NeilGirdhar · August 14, 2024, 12:19am

That doesn’t respect mapping types and can’t be overridden. I think x | y is the idiomatic approach.

elis.byberi · August 14, 2024, 12:25am

Peter Gerlagh:

def public_function(arg1, arg2, arg3):
  return load_thing(arg1)
    .first_transformation()
    .second_transformation(arg2)
    .third_transformation(arg2, arg3)
    .fourth_transformation()

That would make sense if all functions are applied to a single object. Otherwise, it would be difficult to keep track of which function accepts which variable type.

That being said, you can just pass the object reference:

def public_function(arg1, arg2, arg3):
    load_thing(arg1)
    first_transformation(arg1)
    second_transformation(arg1, arg2)
    third_transformation(arg1, arg2, arg3)
    fourth_transformation(arg1)

BrenBarn · August 14, 2024, 1:53am

One question here is what happens if you do the attribute access but not the function call. This is legal Python:

func = obj.attr
func()

If obj is some arbitrary object and I do func = obj.print, what is func? Is it some object that’s like a bound method or functools.partial object? There’s probably a reasonable way to do it, but the point is that x.f(*args, **kwargs) isn’t really “function call syntax” in Python; it’s two separate operations, an attribute lookup and then a function call. So any proposal like this has to explain what happens for both parts.

Aside from that, I don’t see a huge benefit to this. You can already do method-chaining if the objects are written to support it (i.e., they return self or some appropriate new object that supports the next chaining operation). If they’re not written to support it, UFCS only helps if they’re written to support taking the result of one method as the first argument of the next call. So the functions in the chain still have to support it in some sense, by having the right argument in the first position.

ajoino · August 14, 2024, 7:23am

OoT, but what do you mean with “it cannot be overridden”?

Python 3.12.4 (main, Jun  8 2024, 18:29:57) [GCC 9.4.0] on linux
Type "help", "copyright", "credits" or "license" for more information.
>>> a = {"a": 1, "b": "string"}
>>> b = {"a": True}
>>> a | b
{'a': True, 'b': 'string'}
>>> {**a, **b}
{'a': True, 'b': 'string'}

afaik they are equivalent (the union syntax is actually equivalent to calling update on a copy of a according to PEP 584, things could have changed since then), but maybe some type checkers can’t deal with the “old union” syntax. But that is a type-checker problem and not a problem with the syntax per se.

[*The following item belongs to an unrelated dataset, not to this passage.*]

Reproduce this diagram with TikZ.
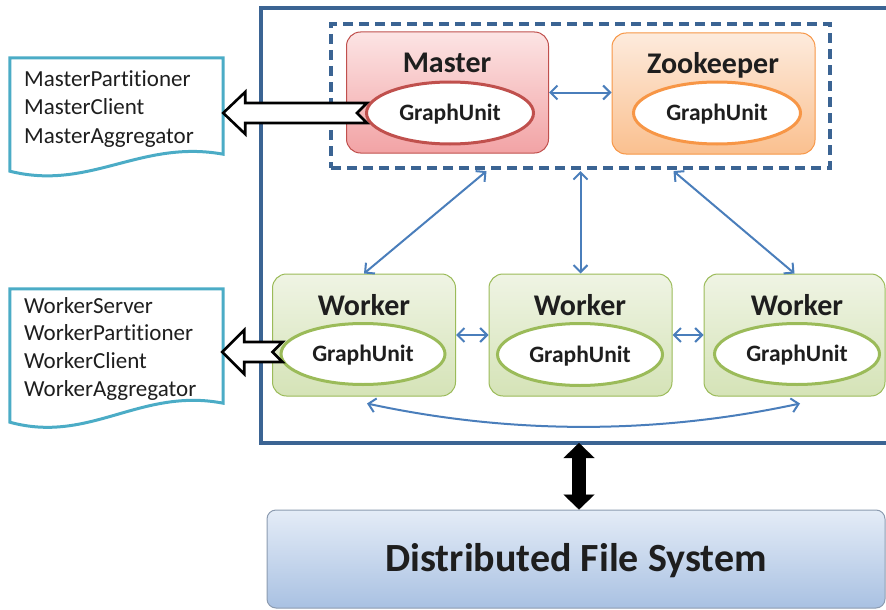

More in line with the discussion here, PEP 584 gives rationale why the dict union syntax is an improvement, which more or less are that the existing ways of merging dicts is either obscure (dict.update), modifies a dictionary in place (dict.update again) which requires some extra code which cannot be expressed in a single expression, or it’s not obvious ({**a, **b}) what it does. I’m not sure UFCS would be an improvement to the language since Python has methods which you can use to accomplish the same thing, and personally I dislike the method-chaining style of code so I wouldn’t use it if it was added.

blhsing · August 14, 2024, 7:41am

Peter Bierma:

traditionally, chained methods in Python are implemented like such:

# This isn't a PEP 8 name -- ignore that, I'm just replicating the example
class load_thing:
    def __init__(self, arg: Any) -> None:
        self.arg = arg

    def first_transformation(self) -> Self:
        # ...
        return self

    def second_transformation(self, arg1: Any) -> Self:
        # ...
        return self

    def third_transformation(self, arg2: Any, arg3: Any) -> Self:
        # ...
        return self

    def fourth_transformation(self) -> Self:
        # ...
        return self

I find this trivial enough

This is how it should be done if anyone prefers this style.

FWIW the Django QuerySet API is written in exactly this way, which I like.

entwanne · August 14, 2024, 8:07am

If you have 2 instances a and b of a custom mapping class, {**a, **b} would produce a dict whereas you could override __or__ to have a | b producing your custom type.

ajoino · August 14, 2024, 8:20am

Ok that makes sense, I was thinking in terms of overriding values in the first dict.